As a manager, how do you support your team?
Pasquale: The first thing I do with new trainees is get to know them on a personal level. Good managers need to be empathetic towards everyone — each person is different, and it’s my job to figure out what the best formula is to help them to grow. Every single week, I block out time where we all have a meeting with no set agenda — it’s just a chance for everyone to talk. Once you know them, you can push them to grow.
Chang: I always make time for one-on-ones — once a month for sure, but I try to do it twice a month. I make myself available and let them know that they’re my focus. I want them to feel like they run the show day-to-day, but that I’m involved enough to know what the issues are. There are also little things that show that I’m there for them as a person — planning team outings, ordering breakfast for everyone, things like that.
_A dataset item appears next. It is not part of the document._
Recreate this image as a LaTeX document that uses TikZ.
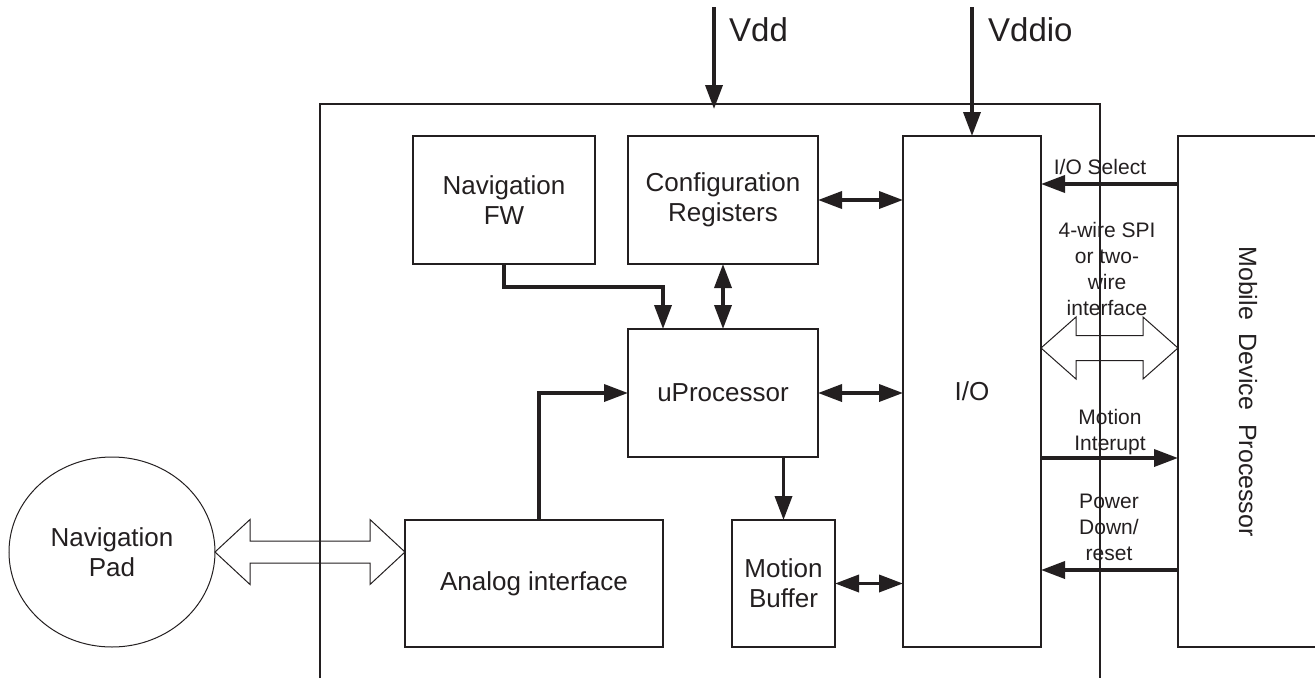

Maybe you’re having a bad day and you want donuts, so we get donuts for the whole team.
Samuel: I’ve only been in this role for two weeks. I was just in Colombia, and my sole focus of the trip was to build a relationship with everyone there. I’d never met them in person — they have somebody new that they have to report to, and it’s probably nerve wracking. So when I was there, I did 1one-on-ones with every single person — just an easy conversation where we got to know each other. I also walked around and shook every person’s hand.
What are your long-term ambitions at Arrive?
Samuel: I want to continue to be surprised. I just started this role, so I’m hoping to be here for a while, but I truly believe that after this I will go to something else that’s even more scaled. It’s only the beginning.
Chang: I’m excited to see what the future holds — there are new roles popping up all the time. But right now, I’m really enjoying this team lead role where I get to coach and develop reps.
Pasquale: My VP asked me the same question in my interview, and I said “I want your job.” There’s not a doubt in my mind I can get there.